- EXERCISE PROMPT -
Without altering anything, output the material below.

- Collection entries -
--------------------
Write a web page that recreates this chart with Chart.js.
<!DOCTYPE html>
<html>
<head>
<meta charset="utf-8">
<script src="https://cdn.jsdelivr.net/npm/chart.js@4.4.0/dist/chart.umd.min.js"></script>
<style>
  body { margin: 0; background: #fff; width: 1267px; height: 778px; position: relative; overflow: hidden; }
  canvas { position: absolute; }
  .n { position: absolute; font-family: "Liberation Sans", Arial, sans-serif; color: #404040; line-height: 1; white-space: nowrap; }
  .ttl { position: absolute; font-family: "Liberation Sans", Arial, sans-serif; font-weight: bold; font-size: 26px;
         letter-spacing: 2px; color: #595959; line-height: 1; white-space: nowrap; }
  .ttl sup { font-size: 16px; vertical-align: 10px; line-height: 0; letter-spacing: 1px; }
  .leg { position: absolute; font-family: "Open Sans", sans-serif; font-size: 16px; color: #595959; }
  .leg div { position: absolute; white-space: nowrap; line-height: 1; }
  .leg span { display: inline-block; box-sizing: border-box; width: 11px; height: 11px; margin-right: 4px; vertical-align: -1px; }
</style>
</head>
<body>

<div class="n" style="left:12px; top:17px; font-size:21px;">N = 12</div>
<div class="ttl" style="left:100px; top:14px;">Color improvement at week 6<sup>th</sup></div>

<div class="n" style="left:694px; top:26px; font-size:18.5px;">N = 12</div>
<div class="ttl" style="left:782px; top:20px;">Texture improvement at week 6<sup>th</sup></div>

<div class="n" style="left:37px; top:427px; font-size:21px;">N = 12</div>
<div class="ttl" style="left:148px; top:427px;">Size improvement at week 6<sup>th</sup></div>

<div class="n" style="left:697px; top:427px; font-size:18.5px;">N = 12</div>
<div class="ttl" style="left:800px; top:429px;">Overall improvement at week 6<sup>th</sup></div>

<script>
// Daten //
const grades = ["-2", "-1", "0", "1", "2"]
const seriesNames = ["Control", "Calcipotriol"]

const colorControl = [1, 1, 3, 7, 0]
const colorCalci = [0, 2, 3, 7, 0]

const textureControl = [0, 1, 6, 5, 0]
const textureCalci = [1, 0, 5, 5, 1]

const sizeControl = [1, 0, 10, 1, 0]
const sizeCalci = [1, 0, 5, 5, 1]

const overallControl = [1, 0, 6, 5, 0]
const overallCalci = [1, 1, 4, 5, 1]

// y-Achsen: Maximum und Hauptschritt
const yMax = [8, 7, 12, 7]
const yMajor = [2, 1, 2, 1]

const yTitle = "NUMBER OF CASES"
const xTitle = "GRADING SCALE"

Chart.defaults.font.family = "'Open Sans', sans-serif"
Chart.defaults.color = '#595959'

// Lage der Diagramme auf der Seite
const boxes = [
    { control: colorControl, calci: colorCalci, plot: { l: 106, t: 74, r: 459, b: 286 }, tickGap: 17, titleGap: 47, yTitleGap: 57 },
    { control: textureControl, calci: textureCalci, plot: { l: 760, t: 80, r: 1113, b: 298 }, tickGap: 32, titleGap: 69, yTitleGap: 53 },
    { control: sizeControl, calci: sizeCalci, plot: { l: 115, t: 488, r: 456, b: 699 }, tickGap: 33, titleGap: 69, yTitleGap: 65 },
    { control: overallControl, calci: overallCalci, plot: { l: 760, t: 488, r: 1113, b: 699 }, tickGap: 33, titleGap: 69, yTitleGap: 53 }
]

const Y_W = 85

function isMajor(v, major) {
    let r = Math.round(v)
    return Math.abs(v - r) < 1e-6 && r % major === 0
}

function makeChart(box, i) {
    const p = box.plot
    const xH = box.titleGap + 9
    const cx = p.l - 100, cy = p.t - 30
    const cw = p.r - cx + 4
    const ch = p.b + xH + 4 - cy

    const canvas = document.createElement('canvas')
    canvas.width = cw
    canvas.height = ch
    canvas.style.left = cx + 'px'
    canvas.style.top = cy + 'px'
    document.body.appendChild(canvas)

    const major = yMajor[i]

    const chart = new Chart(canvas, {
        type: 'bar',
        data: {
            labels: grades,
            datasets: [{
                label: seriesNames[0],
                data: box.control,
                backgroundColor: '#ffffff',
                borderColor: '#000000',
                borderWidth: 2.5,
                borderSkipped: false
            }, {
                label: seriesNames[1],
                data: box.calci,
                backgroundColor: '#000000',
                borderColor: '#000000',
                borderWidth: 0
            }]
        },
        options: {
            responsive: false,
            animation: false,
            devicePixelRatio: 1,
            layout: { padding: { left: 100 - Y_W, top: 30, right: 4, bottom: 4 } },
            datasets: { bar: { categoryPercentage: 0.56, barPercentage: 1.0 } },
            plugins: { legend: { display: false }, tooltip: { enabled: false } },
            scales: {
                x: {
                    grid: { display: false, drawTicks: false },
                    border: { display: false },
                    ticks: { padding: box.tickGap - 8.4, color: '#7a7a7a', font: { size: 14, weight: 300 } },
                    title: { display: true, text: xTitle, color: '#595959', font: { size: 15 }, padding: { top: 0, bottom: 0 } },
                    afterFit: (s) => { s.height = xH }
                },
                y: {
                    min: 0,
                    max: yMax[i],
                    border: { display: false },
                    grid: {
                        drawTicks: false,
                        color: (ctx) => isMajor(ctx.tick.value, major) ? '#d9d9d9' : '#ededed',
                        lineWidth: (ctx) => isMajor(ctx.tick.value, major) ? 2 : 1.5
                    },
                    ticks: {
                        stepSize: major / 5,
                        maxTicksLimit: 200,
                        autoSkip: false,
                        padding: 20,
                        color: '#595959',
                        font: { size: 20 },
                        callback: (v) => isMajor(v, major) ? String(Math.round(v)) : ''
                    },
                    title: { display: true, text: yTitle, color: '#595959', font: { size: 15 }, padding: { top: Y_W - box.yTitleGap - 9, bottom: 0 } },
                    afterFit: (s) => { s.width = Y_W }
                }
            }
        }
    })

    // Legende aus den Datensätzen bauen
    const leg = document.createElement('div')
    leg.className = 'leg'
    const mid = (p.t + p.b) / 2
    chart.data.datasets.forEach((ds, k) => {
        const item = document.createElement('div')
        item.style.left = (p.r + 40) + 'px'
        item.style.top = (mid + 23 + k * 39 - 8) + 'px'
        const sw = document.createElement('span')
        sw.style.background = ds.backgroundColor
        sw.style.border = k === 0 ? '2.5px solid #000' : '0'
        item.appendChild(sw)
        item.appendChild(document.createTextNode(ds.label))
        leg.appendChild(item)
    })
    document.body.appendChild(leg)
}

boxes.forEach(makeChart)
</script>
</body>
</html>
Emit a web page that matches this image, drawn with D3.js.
--------------------
- RESULT OF THE TASK -
Write a web page that recreates this chart with Chart.js.
<!DOCTYPE html>
<html>
<head>
<meta charset="utf-8">
<script src="https://cdn.jsdelivr.net/npm/chart.js@4.4.0/dist/chart.umd.min.js"></script>
<style>
  body { margin: 0; background: #fff; width: 1267px; height: 778px; position: relative; overflow: hidden; }
  canvas { position: absolute; }
  .n { position: absolute; font-family: "Liberation Sans", Arial, sans-serif; color: #404040; line-height: 1; white-space: nowrap; }
  .ttl { position: absolute; font-family: "Liberation Sans", Arial, sans-serif; font-weight: bold; font-size: 26px;
         letter-spacing: 2px; color: #595959; line-height: 1; white-space: nowrap; }
  .ttl sup { font-size: 16px; vertical-align: 10px; line-height: 0; letter-spacing: 1px; }
  .leg { position: absolute; font-family: "Open Sans", sans-serif; font-size: 16px; color: #595959; }
  .leg div { position: absolute; white-space: nowrap; line-height: 1; }
  .leg span { display: inline-block; box-sizing: border-box; width: 11px; height: 11px; margin-right: 4px; vertical-align: -1px; }
</style>
</head>
<body>

<div class="n" style="left:12px; top:17px; font-size:21px;">N = 12</div>
<div class="ttl" style="left:100px; top:14px;">Color improvement at week 6<sup>th</sup></div>

<div class="n" style="left:694px; top:26px; font-size:18.5px;">N = 12</div>
<div class="ttl" style="left:782px; top:20px;">Texture improvement at week 6<sup>th</sup></div>

<div class="n" style="left:37px; top:427px; font-size:21px;">N = 12</div>
<div class="ttl" style="left:148px; top:427px;">Size improvement at week 6<sup>th</sup></div>

<div class="n" style="left:697px; top:427px; font-size:18.5px;">N = 12</div>
<div class="ttl" style="left:800px; top:429px;">Overall improvement at week 6<sup>th</sup></div>

<script>
// Daten //
const grades = ["-2", "-1", "0", "1", "2"]
const seriesNames = ["Control", "Calcipotriol"]

const colorControl = [1, 1, 3, 7, 0]
const colorCalci = [0, 2, 3, 7, 0]

const textureControl = [0, 1, 6, 5, 0]
const textureCalci = [1, 0, 5, 5, 1]

const sizeControl = [1, 0, 10, 1, 0]
const sizeCalci = [1, 0, 5, 5, 1]

const overallControl = [1, 0, 6, 5, 0]
const overallCalci = [1, 1, 4, 5, 1]

// y-Achsen: Maximum und Hauptschritt
const yMax = [8, 7, 12, 7]
const yMajor = [2, 1, 2, 1]

const yTitle = "NUMBER OF CASES"
const xTitle = "GRADING SCALE"

Chart.defaults.font.family = "'Open Sans', sans-serif"
Chart.defaults.color = '#595959'

// Lage der Diagramme auf der Seite
const boxes = [
    { control: colorControl, calci: colorCalci, plot: { l: 106, t: 74, r: 459, b: 286 }, tickGap: 17, titleGap: 47, yTitleGap: 57 },
    { control: textureControl, calci: textureCalci, plot: { l: 760, t: 80, r: 1113, b: 298 }, tickGap: 32, titleGap: 69, yTitleGap: 53 },
    { control: sizeControl, calci: sizeCalci, plot: { l: 115, t: 488, r: 456, b: 699 }, tickGap: 33, titleGap: 69, yTitleGap: 65 },
    { control: overallControl, calci: overallCalci, plot: { l: 760, t: 488, r: 1113, b: 699 }, tickGap: 33, titleGap: 69, yTitleGap: 53 }
]

const Y_W = 85

function isMajor(v, major) {
    let r = Math.round(v)
    return Math.abs(v - r) < 1e-6 && r % major === 0
}

function makeChart(box, i) {
    const p = box.plot
    const xH = box.titleGap + 9
    const cx = p.l - 100, cy = p.t - 30
    const cw = p.r - cx + 4
    const ch = p.b + xH + 4 - cy

    const canvas = document.createElement('canvas')
    canvas.width = cw
    canvas.height = ch
    canvas.style.left = cx + 'px'
    canvas.style.top = cy + 'px'
    document.body.appendChild(canvas)

    const major = yMajor[i]

    const chart = new Chart(canvas, {
        type: 'bar',
        data: {
            labels: grades,
            datasets: [{
                label: seriesNames[0],
                data: box.control,
                backgroundColor: '#ffffff',
                borderColor: '#000000',
                borderWidth: 2.5,
                borderSkipped: false
            }, {
                label: seriesNames[1],
                data: box.calci,
                backgroundColor: '#000000',
                borderColor: '#000000',
                borderWidth: 0
            }]
        },
        options: {
            responsive: false,
            animation: false,
            devicePixelRatio: 1,
            layout: { padding: { left: 100 - Y_W, top: 30, right: 4, bottom: 4 } },
            datasets: { bar: { categoryPercentage: 0.56, barPercentage: 1.0 } },
            plugins: { legend: { display: false }, tooltip: { enabled: false } },
            scales: {
                x: {
                    grid: { display: false, drawTicks: false },
                    border: { display: false },
                    ticks: { padding: box.tickGap - 8.4, color: '#7a7a7a', font: { size: 14, weight: 300 } },
                    title: { display: true, text: xTitle, color: '#595959', font: { size: 15 }, padding: { top: 0, bottom: 0 } },
                    afterFit: (s) => { s.height = xH }
                },
                y: {
                    min: 0,
                    max: yMax[i],
                    border: { display: false },
                    grid: {
                        drawTicks: false,
                        color: (ctx) => isMajor(ctx.tick.value, major) ? '#d9d9d9' : '#ededed',
                        lineWidth: (ctx) => isMajor(ctx.tick.value, major) ? 2 : 1.5
                    },
                    ticks: {
                        stepSize: major / 5,
                        maxTicksLimit: 200,
                        autoSkip: false,
                        padding: 20,
                        color: '#595959',
                        font: { size: 20 },
                        callback: (v) => isMajor(v, major) ? String(Math.round(v)) : ''
                    },
                    title: { display: true, text: yTitle, color: '#595959', font: { size: 15 }, padding: { top: Y_W - box.yTitleGap - 9, bottom: 0 } },
                    afterFit: (s) => { s.width = Y_W }
                }
            }
        }
    })

    // Legende aus den Datensätzen bauen
    const leg = document.createElement('div')
    leg.className = 'leg'
    const mid = (p.t + p.b) / 2
    chart.data.datasets.forEach((ds, k) => {
        const item = document.createElement('div')
        item.style.left = (p.r + 40) + 'px'
        item.style.top = (mid + 23 + k * 39 - 8) + 'px'
        const sw = document.createElement('span')
        sw.style.background = ds.backgroundColor
        sw.style.border = k === 0 ? '2.5px solid #000' : '0'
        item.appendChild(sw)
        item.appendChild(document.createTextNode(ds.label))
        leg.appendChild(item)
    })
    document.body.appendChild(leg)
}

boxes.forEach(makeChart)
</script>
</body>
</html>
Emit a web page that matches this image, drawn with D3.js.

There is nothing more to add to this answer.